Monday, September 24, 2018

Our Eggs Take a Wild Ride

           We would love to welcome every fan of The Country Hen to our farm. Unfortunately, that is not possible, but we still want to open our virtual doors to you. Welcome to a series of posts with videos that will take you through our special farm – from specially formulated feed to sunlit barns to the processing that prepares our organic omega eggs for your table. For our previous posts in this series, see our tour of our feed mill.

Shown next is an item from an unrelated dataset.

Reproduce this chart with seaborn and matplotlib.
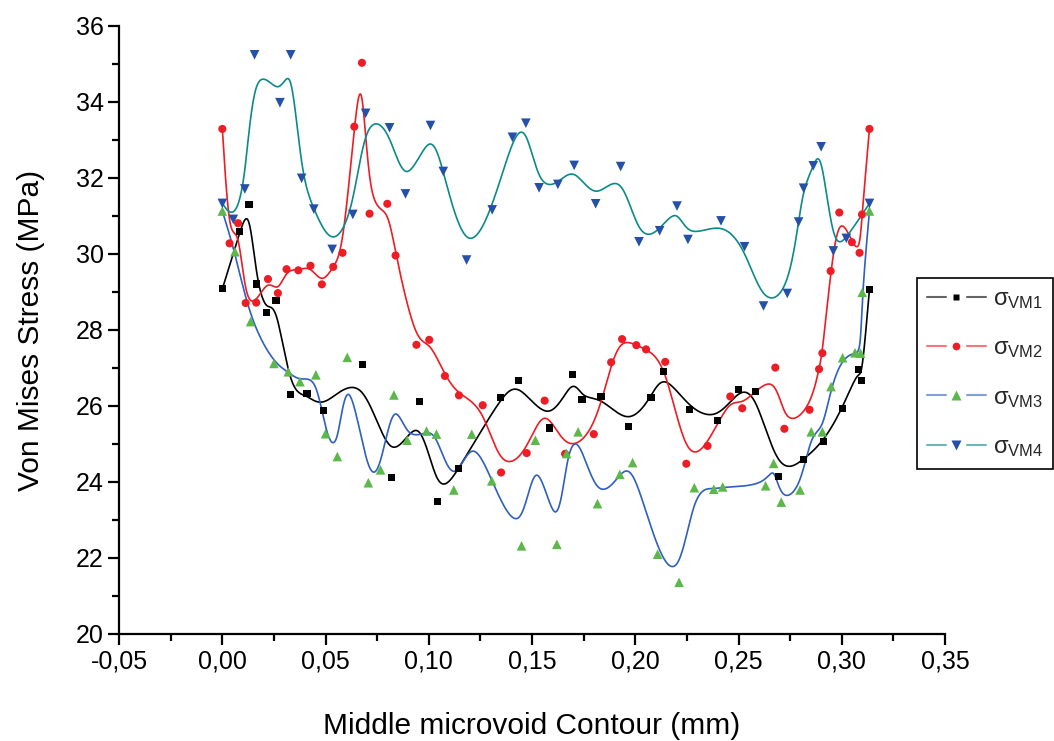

       The eggs move from the loading conveyor into the Diamond 8200 Egg Grader we affectionately nicknamed “Bertha” That nickname might be better suited to an incubator room at a hatchery though, but someone tagged the machine with this name and it just stuck. Soft cushioned suction gently lifts our exceptional eggs to begin their journey through a gentle rinse, wash, sanitizing process that resembles a miniature automatic carwash of sorts. The eggs travel along on rollers that turn and continually spin each egg so the entire surface of the egg gets clean as they proceed through this hulking piece of equipment.  The eggs pass through a spray rinse followed by a gentle scrubbing wash with rolling brushes and then on through yet another sanitizing rinse before moving on to the candling booth. Watching the eggs being lifted this way reminds me of some of those wild rides they have at amusement parks you see advertised. Lucky for us eggs don’t need a ticket to have fun on this little water-park ride.
                Here is an interesting bit of trivia for you; hens deposit a natural “bloom” membrane coating called a cuticle on the outside of every egg that provides a barrier to prevent bacteria from getting inside the eggs. In some European countries it is illegal to remove this bloom from eggs that will be sold in retail markets and these places do not require refrigeration of their eggs as a result. Folks from these countries find it strange that we keep our eggs in the refrigerator. I find it strange that they keep their eggs at room temperature, on their countertops. The FDA enacted The Final Egg Safety Rule here in the USA to prevent outbreaks of Salmonella and since that  time, all eggs that are sold in retail stores here in the USA must be “bloom” free, sanitized, and then they must remain refrigerated at less than 45 degrees Fahrenheit to prohibit the growth of bacteria. Once the outside of the shells are scrubbed and sanitized they move on to their big chance at stardom at the “bright lights on Broadway” of our Candling Booth where our experienced Candlers inspect them for imperfections inside the shell.